April 28, 2009 / 6:23 AM / 9 years ago

UPDATE 2-Honda forecasts small annual profit as costs cut

* Q4 operating loss 283 bln yen vs consensus 331 bln yen loss

* Honda profit f’cast contrasts with market expecting loss

* Expects 8.7 pct global sales fall, cutting capex by third

* Sees signs of U.S. auto demand bottoming

* Shares end down 2.4 pct before results (Adds executive comment, detail)

By Chang-Ran Kim, Asia autos correspondent

TOKYO, April 28 (Reuters) - Honda Motor Co (7267.T), Japan’s No.2 automaker, forecast a small profit for the current year as it cuts costs to counter plunging car sales and a strong yen, surprising analysts who were expecting its first annual loss.

Car markers everywhere are being hammered by an acute downturn in demand brought on by the worst financial crisis in generations that has some rivals fighting for their very survival.

Honda has been relatively shielded by its manufacturing flexibility, line-up of fuel-sipping cars and its motorcycle business — the world’s biggest — but it is still burdened by a huge stockpile of unsold cars, especially in Europe.

The company, which until recently made more than half its operating profit in the United States, said it saw signs that demand there was levelling out after driving sales to a near three-decade low.

“The North American region isn’t quite on a recovery track yet, and the support will come from emerging markets. But we’re seeing a bottoming out of the overall U.S. market,” Executive Vice President Koichi Kondo told a news conference.

Risk factors remained, including the fate of Detroit’s Big Three and any impact of the outbreak of swine flu, he added.
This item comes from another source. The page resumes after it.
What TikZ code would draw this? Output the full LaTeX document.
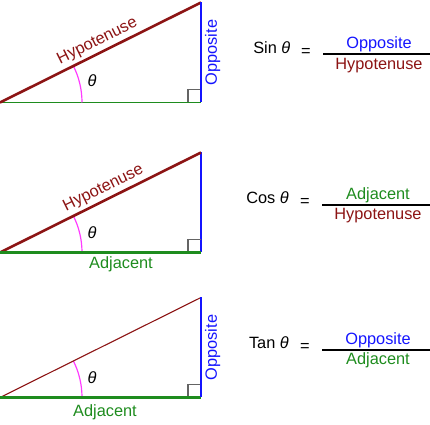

Domestic rival Toyota Motor Corp (7203.T), which also relies heavily on the U.S. market, is expected to widen its operating loss this year, while Detroit’s Chrysler and General Motors Corp (GM.N) are finalising plans to reorganise or face bankruptcy. [ID:nN27530348]


Honda, the maker of the Accord and Civic models, reported an operating loss of 283 billion yen ($2.93 billion) in the January-March quarter, compared with a profit of 168.84 billion year ago and a consensus estimate of a 331 billion yen loss in a survey of 23 analysts polled by Thomson Reuters.

Its fourth-quarter net loss of 186.16 billion yen was a stark contrast to the profit of 25.43 billion yen a year ago.

For the financial year to March 31, 2010, Honda expects both an operating profit and a pretax profit of 10 billion yen, narrowly escaping its first loss since the company was founded in 1948.

For a graphic of the world's top automakers by ranking, click here

For a graphic on Honda's earnings and share price, click here


Honda expects its global car sales to fall 8.7 percent to 3.21 million this financial year and is scaling back capital spending by more than a third to 390 billion yen to preserve cash.

Production is also being cut to reduce inventory.

Its UK plant in Swindon is due to remain closed through May, while six factories in North America will also shut down for 13 days starting in May.

Honda is hoping for a big sales boost this year from the new Insight gas-electric hybrid car, although it will face stiff competition from Toyota, which has said it would price its next Prius to compete more effectively with the Insight.

Analysts say performance in the new year will depend largely on how much car sales suffer — or recover — in Honda’s key U.S. and Japanese markets, where the governments are considering cash incentives for consumers to scrap old cars and buy new ones.

Honda expects U.S. sales to slide almost 10 percent this year, with Japan largely flat. European sales are expected to tumble by 17 percent.

The swing in currency rates could also be the difference between a profit or loss.

Honda is assuming a dollar averages 95 yen and a euro averages 125 yen for this financial year, after they averaged 101 and 142, respectively, last year.

A survey of 12 analysts forecast Honda’s operating loss at 93.2 billion yen in the year to March 2010, but some see the company staying in the black if the dollar averages 100 yen.

Shares of Honda have risen 40 percent in the year to date, against a 36 percent rise in Tokyo’s transport sub-index .ITEQP.T.